22.19 Trochę siadło tempo tego meczu, Valencia próbowała rozpocząć ostro, ale szybko się przekonała, że to niebezpieczny pomysł i teraz akcja zdecydowanie przeniosła się w okolice środka boiska. A nawet środka skręcającego ku bramce Diego Alvesa.

22.16 Pamiętacie aferę z włosami Neymara ? Bo wydaje nam się, że gracze Realu jacyś tacy przycięci. Jakby ich przed meczem Jose zabrał na podcięcie końcówek. Rozdwojone końcówki to zło!

22.14 A tak przy okazji, to mamy wreszcie dla Was pełne składy.

Valencia: Diego Alves - Miguel, Albelda, Rami, Jordi Alba - Mathieu, Costa, Feghouli - Dani Parejo, Soldado

Real: Casillas - Ramos, Pepe, Arbeloa, Marcelo - Xabi Alonso, Ozil, Diarra, Khedira, Ronaldo - Benzema

22.12 AJAJAJ! Znów groźnie atakują Królewscy. Lass holuje piłkę w okolice pola karnego, dośrodkowuje, po dużym zamieszaniu piłka trafia do niepilnowanego Benzemy, ten jednak z kilkunastu metrów strzela tuż obok słupka.

22.10 Pierwsza naprawdę groźna akcja Realu. Piłka bita z rzutu wolnego przez Pepe trafiła do Sergio Ramosa, który odegrał na 11 metr do Khediry, ten jednak z woleja kilka metrów obok bramki. Ale miał naprawdę duuuuużo miejsca.

22.08 Świetna akcja Alby i Mathieu. Panowie już w meczu z Barcą pokazali klasę, perfekcyjnie wymieniając się rolami i napędzając akcje Nietoperzy.
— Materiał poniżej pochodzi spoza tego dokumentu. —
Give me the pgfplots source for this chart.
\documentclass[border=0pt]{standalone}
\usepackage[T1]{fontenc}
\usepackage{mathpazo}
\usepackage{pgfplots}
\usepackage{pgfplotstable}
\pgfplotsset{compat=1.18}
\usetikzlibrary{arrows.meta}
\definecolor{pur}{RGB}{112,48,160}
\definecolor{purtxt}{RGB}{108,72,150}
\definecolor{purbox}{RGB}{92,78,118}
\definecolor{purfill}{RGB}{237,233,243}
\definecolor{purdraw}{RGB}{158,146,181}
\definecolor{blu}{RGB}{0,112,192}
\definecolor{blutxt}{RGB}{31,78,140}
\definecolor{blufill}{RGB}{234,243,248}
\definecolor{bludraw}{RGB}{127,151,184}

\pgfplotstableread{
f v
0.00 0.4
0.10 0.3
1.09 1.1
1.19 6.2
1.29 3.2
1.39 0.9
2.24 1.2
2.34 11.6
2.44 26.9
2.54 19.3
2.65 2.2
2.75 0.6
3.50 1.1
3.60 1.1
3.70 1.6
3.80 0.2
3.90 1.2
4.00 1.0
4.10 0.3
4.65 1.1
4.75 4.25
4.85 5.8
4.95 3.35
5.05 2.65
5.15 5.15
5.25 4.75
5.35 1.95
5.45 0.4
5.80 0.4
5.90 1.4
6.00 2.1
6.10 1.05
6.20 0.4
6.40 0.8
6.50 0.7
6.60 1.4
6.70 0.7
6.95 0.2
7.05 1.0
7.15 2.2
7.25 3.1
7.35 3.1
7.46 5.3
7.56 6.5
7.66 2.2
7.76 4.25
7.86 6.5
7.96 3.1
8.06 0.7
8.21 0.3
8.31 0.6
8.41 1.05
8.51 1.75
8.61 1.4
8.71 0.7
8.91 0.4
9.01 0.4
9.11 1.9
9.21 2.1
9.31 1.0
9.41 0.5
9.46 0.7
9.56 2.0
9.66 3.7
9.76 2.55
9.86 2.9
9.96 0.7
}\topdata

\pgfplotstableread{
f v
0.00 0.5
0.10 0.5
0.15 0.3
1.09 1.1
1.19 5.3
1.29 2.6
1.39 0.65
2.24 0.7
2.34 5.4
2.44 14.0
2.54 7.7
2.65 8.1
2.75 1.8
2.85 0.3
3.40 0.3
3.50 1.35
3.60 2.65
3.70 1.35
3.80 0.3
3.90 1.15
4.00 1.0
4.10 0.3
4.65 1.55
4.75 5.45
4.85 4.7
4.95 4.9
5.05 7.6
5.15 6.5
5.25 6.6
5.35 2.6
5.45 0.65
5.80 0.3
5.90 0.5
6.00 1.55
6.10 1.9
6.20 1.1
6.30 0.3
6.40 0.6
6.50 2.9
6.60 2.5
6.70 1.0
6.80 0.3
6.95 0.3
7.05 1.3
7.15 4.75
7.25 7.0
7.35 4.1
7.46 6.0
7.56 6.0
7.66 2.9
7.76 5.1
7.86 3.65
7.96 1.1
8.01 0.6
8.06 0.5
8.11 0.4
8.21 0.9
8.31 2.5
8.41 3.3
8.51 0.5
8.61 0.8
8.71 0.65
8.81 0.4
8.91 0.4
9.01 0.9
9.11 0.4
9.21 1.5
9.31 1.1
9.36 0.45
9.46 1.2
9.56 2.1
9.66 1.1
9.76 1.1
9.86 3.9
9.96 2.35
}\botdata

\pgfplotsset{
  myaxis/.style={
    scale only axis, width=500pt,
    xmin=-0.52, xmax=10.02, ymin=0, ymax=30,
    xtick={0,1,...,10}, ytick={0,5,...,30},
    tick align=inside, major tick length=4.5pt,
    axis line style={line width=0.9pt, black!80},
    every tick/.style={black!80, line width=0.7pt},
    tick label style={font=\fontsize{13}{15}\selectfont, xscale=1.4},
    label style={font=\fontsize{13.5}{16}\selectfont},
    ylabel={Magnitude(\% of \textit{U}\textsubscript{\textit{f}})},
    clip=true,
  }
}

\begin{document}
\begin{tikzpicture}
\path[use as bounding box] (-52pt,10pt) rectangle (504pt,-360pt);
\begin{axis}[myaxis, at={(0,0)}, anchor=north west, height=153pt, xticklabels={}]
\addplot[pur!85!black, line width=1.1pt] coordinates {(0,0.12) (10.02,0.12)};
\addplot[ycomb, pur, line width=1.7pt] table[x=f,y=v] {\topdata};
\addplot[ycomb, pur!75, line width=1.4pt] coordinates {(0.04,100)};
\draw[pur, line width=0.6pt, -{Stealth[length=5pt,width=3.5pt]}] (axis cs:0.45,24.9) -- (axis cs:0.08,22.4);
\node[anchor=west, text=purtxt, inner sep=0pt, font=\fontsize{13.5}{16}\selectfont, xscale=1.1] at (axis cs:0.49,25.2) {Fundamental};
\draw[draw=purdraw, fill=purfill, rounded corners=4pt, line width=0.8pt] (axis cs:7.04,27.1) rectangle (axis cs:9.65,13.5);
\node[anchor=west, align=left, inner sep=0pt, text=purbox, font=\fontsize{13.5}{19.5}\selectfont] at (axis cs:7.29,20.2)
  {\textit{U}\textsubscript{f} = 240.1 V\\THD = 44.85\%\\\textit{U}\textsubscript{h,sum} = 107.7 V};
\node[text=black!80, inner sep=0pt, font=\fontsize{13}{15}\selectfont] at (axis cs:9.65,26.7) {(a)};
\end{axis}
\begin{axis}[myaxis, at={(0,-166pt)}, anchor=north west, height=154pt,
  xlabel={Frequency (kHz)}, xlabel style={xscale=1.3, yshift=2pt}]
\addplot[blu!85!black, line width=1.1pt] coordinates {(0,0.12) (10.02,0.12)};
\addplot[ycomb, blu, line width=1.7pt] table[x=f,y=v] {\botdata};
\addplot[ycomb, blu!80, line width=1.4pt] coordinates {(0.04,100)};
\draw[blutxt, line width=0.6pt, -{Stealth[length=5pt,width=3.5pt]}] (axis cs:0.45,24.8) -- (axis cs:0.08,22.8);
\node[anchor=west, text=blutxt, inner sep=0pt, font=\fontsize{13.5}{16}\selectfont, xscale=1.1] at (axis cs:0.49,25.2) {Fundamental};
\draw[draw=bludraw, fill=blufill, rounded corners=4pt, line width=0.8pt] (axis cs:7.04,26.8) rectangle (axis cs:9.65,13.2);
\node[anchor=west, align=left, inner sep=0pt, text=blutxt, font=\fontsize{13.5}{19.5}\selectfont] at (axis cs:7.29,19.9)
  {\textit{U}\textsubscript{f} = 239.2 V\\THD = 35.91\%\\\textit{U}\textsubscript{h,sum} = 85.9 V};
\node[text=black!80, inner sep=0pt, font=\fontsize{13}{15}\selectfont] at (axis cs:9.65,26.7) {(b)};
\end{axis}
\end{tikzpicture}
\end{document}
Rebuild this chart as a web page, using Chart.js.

Teraz było podobnie, rajd Alby, podanie w pole karne do Mathieu, sędzia jednak przerwał zabawę i odgwizdał spalonego.

22.05 Wiemy już chyba jak będzie wyglądała taktyka Realu w tym spotkaniu. Królewscy spróbują pobić rekord prędkości kontrataku. Gdyby jeszcze Karim się nie przewracał przy przyjęciu podania od Cristiano...

22.03 I Tino Costa, w wydaniu dość nietypowym.

embed

22.01 Ok. Już w pierwszych sekundach agresywna Valencia miała swoją okazję. Strzelał (niecelnie) Tino Costa. A my już wiemy, że nasze oczy częściej będą spoglądały na graczy Valencii. Jordi Alba!

embed

22.00 Gramy! Valencia na biało-czarno, Real, nietypowo, na czerwono.

Przed meczem. Dowiadujemy się, że kibice Nietoperzy wciąż nie do końca akceptują trenera Emery'ego. Zarzucają mu, że potężna drużyna z Valencii nie potrafi wygrywać z największymi, więc zarówno trener, jak i piłkarze, są bardzo zdeterminowani, aby wreszcie tę passę przełamać.

Za to Real przyjechał na Mestalla poważnie osłabiony, bez Carvalho, Kaki i di Marii.